Ad ascoltarla a occhi chiusi, per non lasciarsi distrarre dal suo aspetto, che è incantevole, si viene traghettati in una dimensione altra e nuova. A costo di sconfessarla, con irriverenza non voluta: per lei l’arpa è uno strumento potente e molto pop, tutt’altro che angelico; ma le sensazioni che sa regalare sono di vario tipo, chiarisce meglio in questa intervista. Le immagini, pure. Gli occhi si riaprono nell’ascolto, perché la Bellezza, il talento, richiedono la comprensione con tutti gli organi di senso. Raggiungere Claudia Lamanna è più facile di quel che si possa credere. Le sue dita danzano sulle corde in modo incessante. E più lavorano più non conoscono la fatica, quelle mani, restano delicate, non si appesantiscono. Riannodano il filo della memoria personale e collettiva.

Reduce dal trionfo all’International harp contest, lei è stata celebrata come l’arpista più brava al mondo: che effetto le fa ricevere tanti complimenti?

“È sempre bello ricevere l’affetto da parte di tutti coloro che apprezzano la mia arte. Ciò rappresenta l’appagamento per tutto l’amore e la dedizione che rivolgo alla musica quotidianamente”.

L’arpa intesa come prolungamento del corpo, ovvero dell’anima di chi la suona, quanto riflette della emotività e di ciò che sfugge al nostro controllo?

“Il mio strumento è capace di infondere una vasta gamma di emozioni in chi lo ascolta, che vanno da un piacevole senso di serenità o allegria a una dimensione di profondo turbamento o tristezza, da una sensazione di elegante delicatezza a un effetto di vigorosa potenza… Il mio compito è quello di fungere da tramite nella trasmissione di questa molteplicità di stati d’animo”.

Nella sua intensa attività concertistica, avviata presto per tutto il mondo, quale palco le ha dato maggiori soddisfazioni ed emozioni?
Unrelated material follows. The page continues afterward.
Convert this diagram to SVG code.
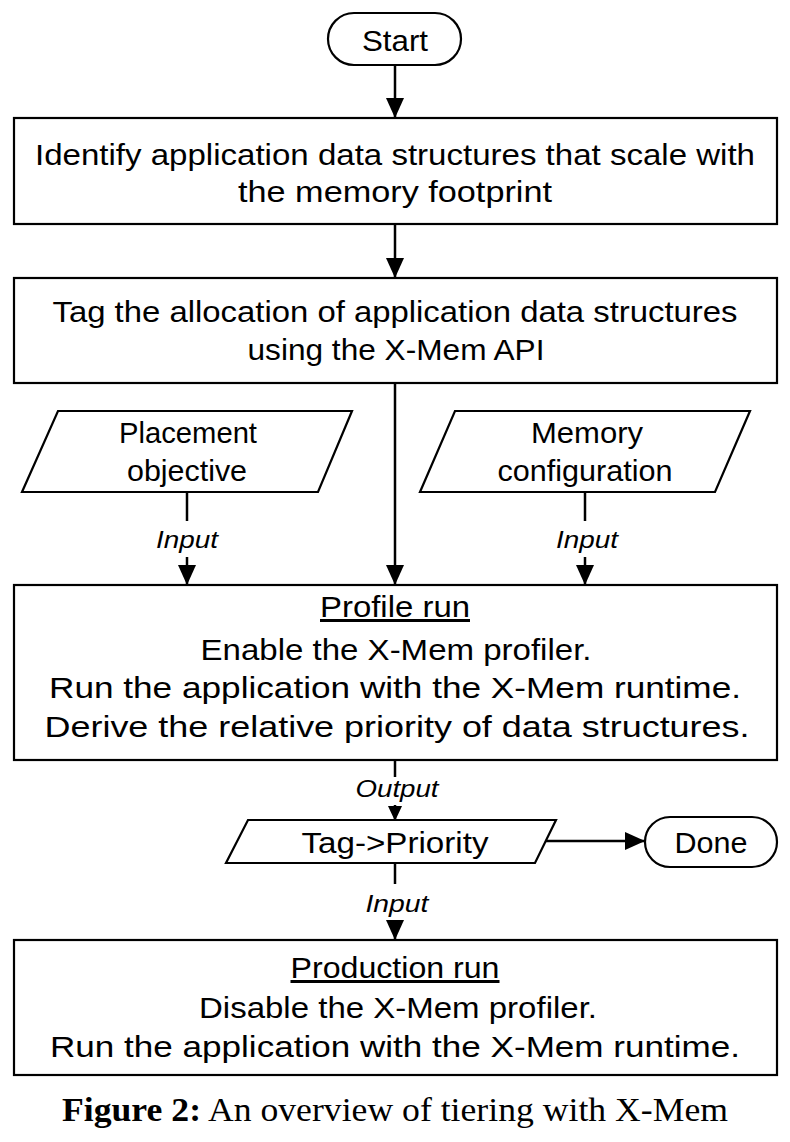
<svg xmlns="http://www.w3.org/2000/svg" width="790" height="1142" viewBox="0 0 790 1142">
<defs>
<style>
.shape{fill:#fff;stroke:#000;stroke-width:2.2}
.t{font-family:"Liberation Sans",Arial,sans-serif;font-size:30px;fill:#000;text-anchor:middle}
.lbl{font-family:"Liberation Sans",Arial,sans-serif;font-size:24px;font-style:italic;fill:#000;text-anchor:middle}
.u{text-decoration:underline}
.c{stroke:#000;stroke-width:2.5;fill:none}
.cap{font-family:"Liberation Serif","Times New Roman",serif;font-size:34px;fill:#000;text-anchor:middle}
</style>
<marker id="arr" markerUnits="userSpaceOnUse" markerWidth="20" markerHeight="18" refX="20" refY="9" orient="auto">
<path d="M0,0 L20,9 L0,18 Z" fill="#000"/>
</marker>
<marker id="arrs" markerUnits="userSpaceOnUse" markerWidth="15" markerHeight="14" refX="15" refY="7" orient="auto">
<path d="M0,0 L15,7 L0,14 Z" fill="#000"/>
</marker>
</defs>
<rect width="790" height="1142" fill="#fff"/>

<g id="connectors">
<line class="c" x1="395" y1="65" x2="395" y2="118" marker-end="url(#arr)"/>
<line class="c" x1="395" y1="224" x2="395" y2="278" marker-end="url(#arr)"/>
<line class="c" x1="395" y1="383" x2="395" y2="585" marker-end="url(#arr)"/>
<line class="c" x1="187" y1="492" x2="187" y2="521"/>
<line class="c" x1="187" y1="557" x2="187" y2="585" marker-end="url(#arr)"/>
<text class="lbl" x="187" y="548" textLength="62" lengthAdjust="spacingAndGlyphs">Input</text>
<line class="c" x1="585" y1="492" x2="585" y2="521"/>
<line class="c" x1="585" y1="557" x2="585" y2="585" marker-end="url(#arr)"/>
<text class="lbl" x="587" y="548" textLength="62" lengthAdjust="spacingAndGlyphs">Input</text>
<line class="c" x1="395" y1="760" x2="395" y2="777"/>
<text class="lbl" x="397" y="797" textLength="83" lengthAdjust="spacingAndGlyphs">Output</text>
<line class="c" x1="395" y1="805" x2="395" y2="821" marker-end="url(#arrs)"/>
<line class="c" x1="546" y1="841" x2="645" y2="841" marker-end="url(#arr)"/>
<line class="c" x1="395" y1="863" x2="395" y2="884"/>
<text class="lbl" x="397" y="912" textLength="63" lengthAdjust="spacingAndGlyphs">Input</text>
<line class="c" x1="395" y1="920" x2="395" y2="940" marker-end="url(#arr)"/>
</g>

<g id="start">
<rect class="shape" x="328" y="13" width="133" height="52" rx="26" ry="26"/>
<text class="t" x="395" y="51" textLength="66" lengthAdjust="spacingAndGlyphs">Start</text>
</g>

<g id="identify">
<rect class="shape" x="14" y="118" width="763" height="106"/>
<text class="t" x="395" y="165" textLength="720" lengthAdjust="spacingAndGlyphs">Identify application data structures that scale with</text>
<text class="t" x="395" y="202" textLength="314" lengthAdjust="spacingAndGlyphs">the memory footprint</text>
</g>

<g id="tag">
<rect class="shape" x="14" y="278" width="763" height="105"/>
<text class="t" x="395" y="322" textLength="685" lengthAdjust="spacingAndGlyphs">Tag the allocation of application data structures</text>
<text class="t" x="396" y="360" textLength="297" lengthAdjust="spacingAndGlyphs">using the X-Mem API</text>
</g>

<g id="placement">
<polygon class="shape" points="58,411 352,411 318,492 22,492"/>
<text class="t" x="188" y="443" textLength="138" lengthAdjust="spacingAndGlyphs">Placement</text>
<text class="t" x="187" y="481" textLength="120" lengthAdjust="spacingAndGlyphs">objective</text>
</g>

<g id="memconf">
<polygon class="shape" points="455,411 750,411 715,492 420,492"/>
<text class="t" x="587" y="443" textLength="112" lengthAdjust="spacingAndGlyphs">Memory</text>
<text class="t" x="585" y="481" textLength="175" lengthAdjust="spacingAndGlyphs">configuration</text>
</g>

<g id="profile">
<rect class="shape" x="14" y="585" width="763" height="175"/>
<text class="t u" x="395" y="617" textLength="150" lengthAdjust="spacingAndGlyphs">Profile run</text>
<text class="t" x="396" y="660" textLength="391" lengthAdjust="spacingAndGlyphs">Enable the X-Mem profiler.</text>
<text class="t" x="395" y="698" textLength="692" lengthAdjust="spacingAndGlyphs">Run the application with the X-Mem runtime.</text>
<text class="t" x="397" y="737" textLength="705" lengthAdjust="spacingAndGlyphs">Derive the relative priority of data structures.</text>
</g>

<g id="tagpriority">
<polygon class="shape" points="248,820 556,820 535,863 226,863"/>
<text class="t" x="395" y="853" textLength="187" lengthAdjust="spacingAndGlyphs">Tag-&gt;Priority</text>
</g>

<g id="done">
<rect class="shape" x="645" y="817" width="132" height="50" rx="25" ry="25"/>
<text class="t" x="711" y="853" textLength="73" lengthAdjust="spacingAndGlyphs">Done</text>
</g>

<g id="production">
<rect class="shape" x="14" y="940" width="763" height="135"/>
<text class="t u" x="395" y="978" textLength="209" lengthAdjust="spacingAndGlyphs">Production run</text>
<text class="t" x="398" y="1018" textLength="398" lengthAdjust="spacingAndGlyphs">Disable the X-Mem profiler.</text>
<text class="t" x="395" y="1057" textLength="690" lengthAdjust="spacingAndGlyphs">Run the application with the X-Mem runtime.</text>
</g>

<g id="caption">
<text class="cap" x="395" y="1121" textLength="666" lengthAdjust="spacingAndGlyphs"><tspan font-weight="bold">Figure 2:</tspan> An overview of tiering with X-Mem</text>
</g>
</svg>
“A caldo direi l’Auditorium di Akko, dove si è svolta la finale del concorso in Israele, sia per il bellissimo repertorio eseguito (il Concerto per Arpa e Orchestra, Op. 74 di Reinhold Glière), sia per il felice epilogo della serata. ovviamente ho tanti altri emozionanti ricordi in molte altre sale, legati soprattutto al calore del pubblico”.

Uscendo dalla austerità del suo nobile mondo, c’è magari un aneddoto, un episodio divertente che ricorda?
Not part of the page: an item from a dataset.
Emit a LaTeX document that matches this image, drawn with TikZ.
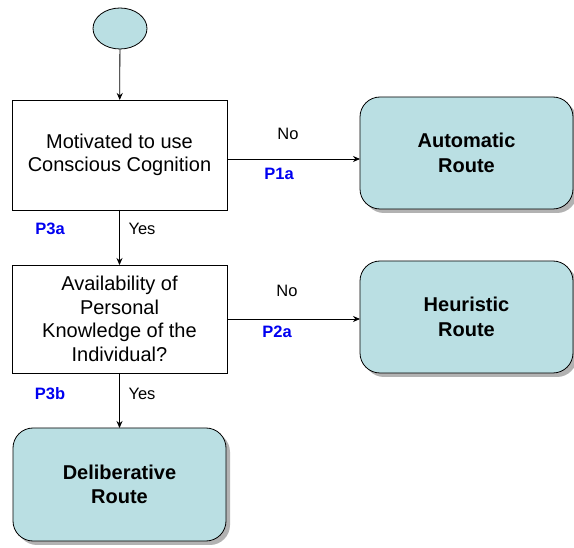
\documentclass[tikz,border=0pt]{standalone}
\usepackage{fontspec}
\setmainfont{Liberation Sans}
\usetikzlibrary{arrows.meta,shapes.geometric,shadows}
\definecolor{routefill}{RGB}{186,223,227}
\definecolor{propblue}{RGB}{0,0,240}
\begin{document}
\begin{tikzpicture}[x=1pt,y=-1pt,
  every node/.style={inner sep=0pt,outer sep=0pt},
  startnode/.style={ellipse,draw,line width=0.8pt,fill=routefill,minimum width=54pt,minimum height=41pt},
  flowbox/.style={rectangle,draw,line width=0.8pt,fill=white,minimum width=215pt,align=center,
    font=\fontsize{20}{23.5}\selectfont},
  routebox/.style={rectangle,rounded corners=20pt,draw,line width=0.8pt,fill=routefill,
    minimum width=213pt,align=center,font=\bfseries\fontsize{20}{24.5}\selectfont,
    drop shadow={shadow xshift=4pt,shadow yshift=-4pt,fill=black!30,opacity=1}},
  edgelabel/.style={font=\fontsize{16.5}{19}\selectfont},
  proplabel/.style={text=propblue,font=\bfseries\fontsize{16.5}{19}\selectfont},
  arr/.style={-{Stealth[length=7pt,width=6pt]},line width=0.8pt}]
\path[use as bounding box,fill=white] (0,0) rectangle (574,548);

% start and the two decisions
\node[startnode] (start) at (120,28.5) {};
\node[flowbox,minimum height=110pt] (motiv) at (119.5,155) {Motivated to use\\Conscious Cognition};
\node[flowbox,minimum height=108pt] (know) at (119.5,319) {Availability of\\Personal\\Knowledge of the\\Individual?};

% the three routes
\node[routebox,minimum height=112pt] (auto) at (466.5,153) {Automatic\\Route};
\node[routebox,minimum height=112pt] (heur) at (466.5,317) {Heuristic\\Route};
\node[routebox,minimum height=113pt] (delib) at (119.5,484.5) {Deliberative\\Route};

% connectors
\draw[arr] (start) -- (motiv);
\draw[arr] ([yshift=-4pt]motiv.east) -- ([yshift=-4pt]motiv.east -| auto.west);
\draw[arr] (motiv) -- (know);
\draw[arr] (know.east) -- (know.east -| heur.west);
\draw[arr] (know) -- (delib);

% answers and propositions
\node[edgelabel] (no1) at (288,133.5) {No};
\node[proplabel] (p1a) at (279,174) {P1a};
\node[edgelabel] (yes1) at (142,229) {Yes};
\node[proplabel] (p3a) at (50,229) {P3a};
\node[edgelabel] (no2) at (287,291) {No};
\node[proplabel] (p2a) at (277,332) {P2a};
\node[edgelabel] (yes2) at (142,393.5) {Yes};
\node[proplabel] (p3b) at (50,393.5) {P3b};
\end{tikzpicture}
\end{document}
“Sfatando un po’ il mito dell’austerità del mio mondo, tra i diversi aneddoti nella mia quotidianità, molti di questi sono connessi alla mia professione. Al momento, me ne viene in mente uno legato alla mia ultima esperienza in Israele, dove un tassista non parlava in inglese e non riusciva a capire la destinazione neanche dopo avergliela mostrata per iscritto, poiché in caratteri latini. Alla fine, dopo un brevissimo momento di smarrimento, ho risolto convertendo la destinazione in alfabeto ebraico tramite Google Translate”.

Che rapporto ha con la sua terra natia, con la Puglia?
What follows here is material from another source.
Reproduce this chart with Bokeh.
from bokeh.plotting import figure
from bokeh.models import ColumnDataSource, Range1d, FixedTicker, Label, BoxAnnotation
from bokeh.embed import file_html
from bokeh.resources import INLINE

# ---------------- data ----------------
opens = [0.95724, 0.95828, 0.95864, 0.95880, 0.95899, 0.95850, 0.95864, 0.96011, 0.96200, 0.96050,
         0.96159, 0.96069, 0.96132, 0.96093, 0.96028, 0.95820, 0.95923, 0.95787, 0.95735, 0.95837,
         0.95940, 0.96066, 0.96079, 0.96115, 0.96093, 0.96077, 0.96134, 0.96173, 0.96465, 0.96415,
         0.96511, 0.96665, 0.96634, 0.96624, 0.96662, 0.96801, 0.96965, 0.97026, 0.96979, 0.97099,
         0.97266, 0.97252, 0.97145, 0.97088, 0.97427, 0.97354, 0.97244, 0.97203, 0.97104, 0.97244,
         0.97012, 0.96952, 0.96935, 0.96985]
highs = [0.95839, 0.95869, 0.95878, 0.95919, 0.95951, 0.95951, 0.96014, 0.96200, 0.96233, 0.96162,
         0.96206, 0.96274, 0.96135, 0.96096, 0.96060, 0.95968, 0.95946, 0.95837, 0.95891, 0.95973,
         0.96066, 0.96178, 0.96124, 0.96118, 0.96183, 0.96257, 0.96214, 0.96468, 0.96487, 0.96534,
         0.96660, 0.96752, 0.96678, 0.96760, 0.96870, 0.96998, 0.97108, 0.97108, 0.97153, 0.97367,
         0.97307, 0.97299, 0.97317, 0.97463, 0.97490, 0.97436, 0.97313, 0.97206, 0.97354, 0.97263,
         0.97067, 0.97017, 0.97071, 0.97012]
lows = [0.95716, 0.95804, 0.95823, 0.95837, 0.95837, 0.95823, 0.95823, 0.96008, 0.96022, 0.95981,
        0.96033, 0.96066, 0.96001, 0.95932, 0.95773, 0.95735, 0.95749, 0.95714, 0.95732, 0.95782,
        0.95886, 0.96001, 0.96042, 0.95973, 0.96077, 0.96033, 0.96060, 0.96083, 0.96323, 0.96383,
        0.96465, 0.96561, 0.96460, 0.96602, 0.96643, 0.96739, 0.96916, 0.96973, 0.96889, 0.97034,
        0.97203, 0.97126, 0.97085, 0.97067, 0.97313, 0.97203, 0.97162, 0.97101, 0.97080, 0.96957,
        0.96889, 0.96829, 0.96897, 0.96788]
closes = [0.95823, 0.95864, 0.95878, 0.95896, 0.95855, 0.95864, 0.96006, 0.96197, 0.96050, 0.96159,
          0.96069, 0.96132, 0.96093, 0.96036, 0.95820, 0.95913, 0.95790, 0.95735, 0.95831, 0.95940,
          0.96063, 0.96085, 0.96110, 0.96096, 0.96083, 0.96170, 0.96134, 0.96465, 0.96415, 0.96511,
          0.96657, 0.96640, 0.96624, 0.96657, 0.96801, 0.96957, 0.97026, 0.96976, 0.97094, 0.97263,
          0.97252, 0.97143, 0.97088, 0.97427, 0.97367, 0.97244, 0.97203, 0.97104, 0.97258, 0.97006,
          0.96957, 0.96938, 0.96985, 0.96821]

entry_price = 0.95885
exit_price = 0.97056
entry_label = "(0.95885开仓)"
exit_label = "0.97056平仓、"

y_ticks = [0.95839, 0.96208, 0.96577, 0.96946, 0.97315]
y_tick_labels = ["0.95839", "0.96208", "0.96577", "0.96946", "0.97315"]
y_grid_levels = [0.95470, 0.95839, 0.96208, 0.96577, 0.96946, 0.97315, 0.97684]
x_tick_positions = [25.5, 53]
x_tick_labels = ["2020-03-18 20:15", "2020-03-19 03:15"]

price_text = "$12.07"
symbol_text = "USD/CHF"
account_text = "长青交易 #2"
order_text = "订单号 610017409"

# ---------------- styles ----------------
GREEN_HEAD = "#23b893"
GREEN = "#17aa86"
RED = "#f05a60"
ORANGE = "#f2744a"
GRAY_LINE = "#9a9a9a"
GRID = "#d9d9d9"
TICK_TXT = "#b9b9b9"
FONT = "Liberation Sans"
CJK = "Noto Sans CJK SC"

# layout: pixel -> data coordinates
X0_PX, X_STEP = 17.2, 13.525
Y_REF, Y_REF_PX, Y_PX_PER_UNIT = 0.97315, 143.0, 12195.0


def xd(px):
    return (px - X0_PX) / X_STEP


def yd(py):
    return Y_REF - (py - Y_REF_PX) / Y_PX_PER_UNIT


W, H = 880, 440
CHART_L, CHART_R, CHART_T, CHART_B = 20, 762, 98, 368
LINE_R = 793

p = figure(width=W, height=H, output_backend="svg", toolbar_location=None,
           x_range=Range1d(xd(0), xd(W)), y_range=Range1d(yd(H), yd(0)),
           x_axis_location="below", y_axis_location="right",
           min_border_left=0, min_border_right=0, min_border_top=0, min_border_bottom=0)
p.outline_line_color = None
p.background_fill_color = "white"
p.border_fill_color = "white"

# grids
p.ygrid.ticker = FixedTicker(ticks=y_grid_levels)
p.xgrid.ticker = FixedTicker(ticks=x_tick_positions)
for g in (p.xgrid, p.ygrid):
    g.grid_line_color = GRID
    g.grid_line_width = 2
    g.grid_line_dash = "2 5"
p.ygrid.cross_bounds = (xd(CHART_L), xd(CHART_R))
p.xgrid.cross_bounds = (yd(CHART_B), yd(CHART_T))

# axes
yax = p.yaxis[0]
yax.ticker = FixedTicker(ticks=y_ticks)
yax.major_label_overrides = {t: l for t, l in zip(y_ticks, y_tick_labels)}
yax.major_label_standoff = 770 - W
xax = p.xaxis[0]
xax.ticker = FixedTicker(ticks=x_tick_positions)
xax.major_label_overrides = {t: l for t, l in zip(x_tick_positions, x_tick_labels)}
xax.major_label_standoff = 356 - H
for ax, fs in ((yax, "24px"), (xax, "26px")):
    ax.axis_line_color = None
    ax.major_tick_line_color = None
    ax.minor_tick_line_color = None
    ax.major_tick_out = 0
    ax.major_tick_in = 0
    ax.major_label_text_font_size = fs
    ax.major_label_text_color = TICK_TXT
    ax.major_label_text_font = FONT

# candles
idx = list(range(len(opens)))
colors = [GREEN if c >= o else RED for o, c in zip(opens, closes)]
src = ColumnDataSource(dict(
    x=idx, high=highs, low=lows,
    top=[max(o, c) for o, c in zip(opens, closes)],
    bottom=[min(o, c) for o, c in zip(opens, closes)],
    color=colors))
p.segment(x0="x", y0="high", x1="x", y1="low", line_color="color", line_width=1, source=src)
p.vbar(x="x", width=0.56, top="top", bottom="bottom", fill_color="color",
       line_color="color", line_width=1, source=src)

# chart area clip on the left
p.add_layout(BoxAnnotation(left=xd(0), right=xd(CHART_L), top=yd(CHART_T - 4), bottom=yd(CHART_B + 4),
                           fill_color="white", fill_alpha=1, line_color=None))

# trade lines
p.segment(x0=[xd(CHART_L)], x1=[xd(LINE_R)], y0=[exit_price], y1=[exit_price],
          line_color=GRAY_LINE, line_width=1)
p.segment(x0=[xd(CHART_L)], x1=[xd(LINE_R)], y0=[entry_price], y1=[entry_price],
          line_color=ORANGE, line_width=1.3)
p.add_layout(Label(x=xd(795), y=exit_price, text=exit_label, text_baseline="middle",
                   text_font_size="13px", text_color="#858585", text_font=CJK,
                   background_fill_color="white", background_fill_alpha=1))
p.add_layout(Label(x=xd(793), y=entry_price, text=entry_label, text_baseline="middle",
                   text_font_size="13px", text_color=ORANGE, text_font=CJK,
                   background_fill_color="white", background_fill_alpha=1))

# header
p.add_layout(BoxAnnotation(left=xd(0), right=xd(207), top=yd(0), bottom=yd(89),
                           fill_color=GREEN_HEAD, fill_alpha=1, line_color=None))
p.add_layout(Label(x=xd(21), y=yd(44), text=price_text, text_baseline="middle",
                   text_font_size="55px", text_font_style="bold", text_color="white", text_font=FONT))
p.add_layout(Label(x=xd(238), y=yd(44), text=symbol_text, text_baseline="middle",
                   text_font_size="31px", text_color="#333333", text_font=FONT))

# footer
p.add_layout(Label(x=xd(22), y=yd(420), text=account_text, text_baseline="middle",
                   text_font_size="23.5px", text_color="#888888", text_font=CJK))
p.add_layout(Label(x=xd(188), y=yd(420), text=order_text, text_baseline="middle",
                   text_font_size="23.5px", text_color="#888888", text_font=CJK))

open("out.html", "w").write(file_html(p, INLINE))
“Il mio legame con la Puglia è molto forte, sebbene abbia vissuto per diversi anni all’estero. Mentre ero fuori, tornavo con piacere a ritrovare i luoghi a me cari, ogni qualvolta mi era possibile”.

Quali sono i suoi prossimi impegni?

“Nell’immediato, il mio prossimo impegno è previsto per il 30 aprile, quando suonerò il Concerto per Arpa e Orchestra, Op. 74 di R. Glière con l’Orchestre National de Cannes, diretta dal Maestro Kaspar Zehnder, nell’ambito del Festival Classic’Antibes. A seguire, ci saranno altri concerti in Italia e all’estero”.